Sameera Al Bitar

Personal information
- Born: February 21, 1990 (age 36) Amman, Jordan
- Height: 1.76 m (5 ft 9 in)
- Weight: 60 kg (132 lb)

Sport
- Sport: Swimming
- Strokes: Freestyle
- College team: George Washington University (2009)

= Sameera Al-Bitar =

Bahraini swimmer (born 1990)

Sameera Al Bitar, sometimes listed as "Samira" or "Al-Bitar", (born February 21, 1990, in Jordan), is a 2-time Olympic swimmer from Bahrain.

She was one of the first Muslim women representing an Arabian Peninsula country to swim in the Olympic Games, when she swam for Bahrain in the 50 metre freestyle at the 2004 Summer Olympics.

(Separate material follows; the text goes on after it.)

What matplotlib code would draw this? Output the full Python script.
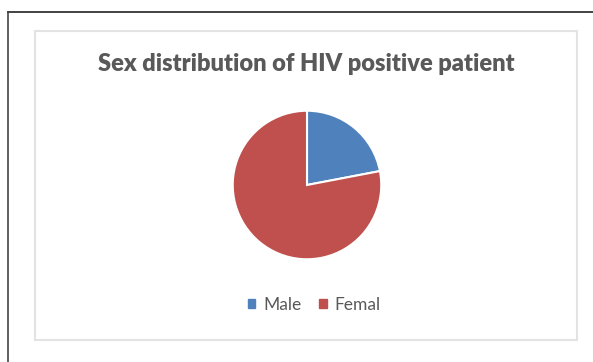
import matplotlib.pyplot as plt
from matplotlib.patches import Rectangle
from matplotlib.lines import Line2D

labels = ["Male", "Femal"]
values = [22, 78]
colors = ["#4F81BD", "#C0504D"]

W, H = 593, 362
fig = plt.figure(figsize=(W / 100, H / 100), dpi=100)

# outer page frame (top and left edges only)
fig.add_artist(Line2D([8 / W, 1], [1 - 12 / H, 1 - 12 / H], color="#222222", lw=1.2))
fig.add_artist(Line2D([8 / W, 8 / W], [0, 1 - 12 / H], color="#444444", lw=1.2))

# chart area border
fig.add_artist(Rectangle((35 / W, 1 - 340 / H), 542 / W, 309 / H, fill=False,
                         edgecolor="#E3E3E3", lw=1.5))

fig.text(306 / W, 1 - 64 / H, "Sex distribution of HIV positive patient",
         ha="center", va="center", fontsize=17, fontweight="heavy",
         color="#595959", family="Lato")

cx, cy, r = 307, 185, 75
ax = fig.add_axes([(cx - r) / W, 1 - (cy + r) / H, 2 * r / W, 2 * r / H])
ax.pie(values, colors=colors, startangle=90, counterclock=False,
       wedgeprops=dict(edgecolor="white", linewidth=1.5))
ax.set_xlim(-1.01, 1.01)
ax.set_ylim(-1.01, 1.01)
ax.set_aspect("equal")

handles = [Rectangle((0, 0), 1, 1, color=c) for c in colors]
fig.legend(handles, labels, loc="center", bbox_to_anchor=(314 / W, 1 - 305 / H),
           ncol=2, frameon=False, handlelength=0.45, handleheight=0.45,
           handletextpad=0.45, columnspacing=1.0,
           prop=dict(family="Lato", size=12.5), labelcolor="#595959")

fig.savefig("out.png", dpi=100)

The New York Times reported incorrectly that Bitar was "Bahrain's first female Olympic swimmer"; in fact, Fatema Gerashi had represented Bahrain in swimming at the Sydney Olympics four years earlier.

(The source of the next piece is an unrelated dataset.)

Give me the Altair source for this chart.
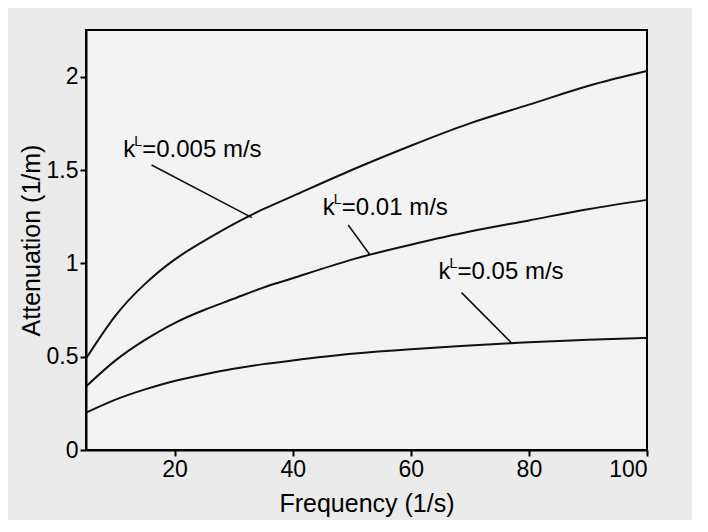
import altair as alt
import pandas as pd

# ---- data ----
freq = [5, 10, 15, 20, 25, 30, 35, 40, 50, 60, 70, 80, 90, 100]
att_k0005 = [0.49, 0.72, 0.89, 1.02, 1.12, 1.21, 1.29, 1.36, 1.50, 1.63, 1.75, 1.85, 1.95, 2.03]
att_k001 = [0.34, 0.48, 0.59, 0.68, 0.75, 0.81, 0.87, 0.92, 1.02, 1.10, 1.17, 1.23, 1.29, 1.34]
att_k005 = [0.20, 0.27, 0.325, 0.37, 0.405, 0.435, 0.46, 0.48, 0.515, 0.54, 0.56, 0.577, 0.59, 0.60]
series = ["0.005", "0.01", "0.05"]

x_ticks = [20, 40, 60, 80, 100]
y_ticks = [0, 0.5, 1, 1.5, 2]

# annotation labels (text anchor and pointer line, in data units)
label_text = ["=0.005 m/s", "=0.01 m/s", "=0.05 m/s"]
label_f = [11.3, 45.1, 64.7]
label_a = [1.57, 1.259, 0.914]
ptr_f1 = [16.1, 49.4, 68.6]
ptr_a1 = [1.527, 1.205, 0.843]
ptr_f2 = [33.1, 53.1, 77.1]
ptr_a2 = [1.245, 1.045, 0.572]

rows = []
for name, vals in zip(series, [att_k0005, att_k001, att_k005]):
    for f, a in zip(freq, vals):
        rows.append({"f": f, "a": a, "series": name})
df = pd.DataFrame(rows)

ann = pd.DataFrame({
    "text": label_text, "f": label_f, "a": label_a,
    "f1": ptr_f1, "a1": ptr_a1, "f2": ptr_f2, "a2": ptr_a2,
    "k": ["k"] * 3, "sup": ["L"] * 3,
})

FONT = "Liberation Sans"
xscale = alt.Scale(domain=[5, 100], nice=False, zero=False)
yscale = alt.Scale(domain=[0, 2.25], nice=False)

xaxis = alt.Axis(values=x_ticks, title="Frequency (1/s)", titlePadding=10)
yaxis = alt.Axis(values=y_ticks, title="Attenuation (1/m)", format="~g", titlePadding=2)

lines = alt.Chart(df).mark_line(color="#111111", strokeWidth=2, interpolate="natural").encode(
    x=alt.X("f:Q", scale=xscale, axis=xaxis),
    y=alt.Y("a:Q", scale=yscale, axis=yaxis),
    detail="series:N",
)

ptrs = alt.Chart(ann).mark_rule(color="#111111", strokeWidth=1.6).encode(
    x=alt.X("f1:Q", scale=xscale), y=alt.Y("a1:Q", scale=yscale),
    x2="f2:Q", y2="a2:Q",
)

txt_k = alt.Chart(ann).mark_text(align="left", baseline="alphabetic", font=FONT,
                                 fontSize=24, color="black").encode(
    x=alt.X("f:Q", scale=xscale), y=alt.Y("a:Q", scale=yscale), text="k:N")
txt_sup = alt.Chart(ann).mark_text(align="left", baseline="alphabetic", font=FONT,
                                   fontSize=14, color="black", dx=11, dy=-11).encode(
    x=alt.X("f:Q", scale=xscale), y=alt.Y("a:Q", scale=yscale), text="sup:N")
txt_main = alt.Chart(ann).mark_text(align="left", baseline="alphabetic", font=FONT,
                                    fontSize=24, color="black", dx=19).encode(
    x=alt.X("f:Q", scale=xscale), y=alt.Y("a:Q", scale=yscale), text="text:N")

chart = alt.layer(lines, ptrs, txt_k, txt_sup, txt_main).properties(
    width=561, height=420,
    autosize=alt.AutoSizeParams(type="none"),
    padding={"left": 78, "top": 22, "right": 45, "bottom": 70},
    background="#ebebeb",
).configure_view(
    stroke="black", strokeWidth=2, fill="#f3f3f3"
).configure_axis(
    grid=False, labelFontSize=23, titleFontSize=25, labelFont=FONT, titleFont=FONT,
    labelColor="black", titleColor="black", titleFontWeight="normal",
    domainColor="black", domainWidth=2, tickColor="black", tickWidth=2,
    tickSize=6, labelPadding=2,
)

chart.save("out.html", embed_options={"renderer": "svg", "actions": False})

Bitar completed the 50m race with a personal best of 31.00 seconds, enough to win her heat but not enough to advance to the next round.

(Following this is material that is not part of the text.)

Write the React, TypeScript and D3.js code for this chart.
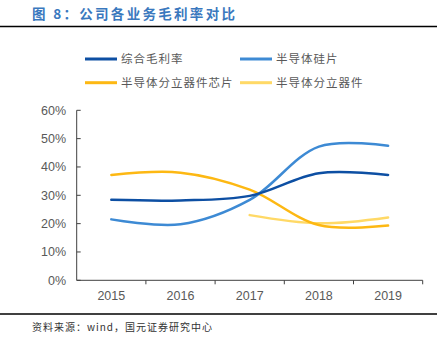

She again represented Bahrain at the 2008 Summer Olympics in Beijing and won her heat in the 50m freestyle. Her time of 30.32 was well ahead of second-place finisher in her heat, Benin's Gloria Koussihouede (at 37.09), but nonetheless insufficient to advance to the next round.

She graduated from The George Washington University School of Business, where she majored in Finance and Sports Management.

==Career==
Represented Bahrain in two Olympics (Athens, 2004; Beijing, 2008), five World Championships (Barcelona, 2003; Montreal, 2005; Melbourne, 2007; Rome, 2009; Barcelona, 2013), and the 2006 Asian Games in Doha, Qatar.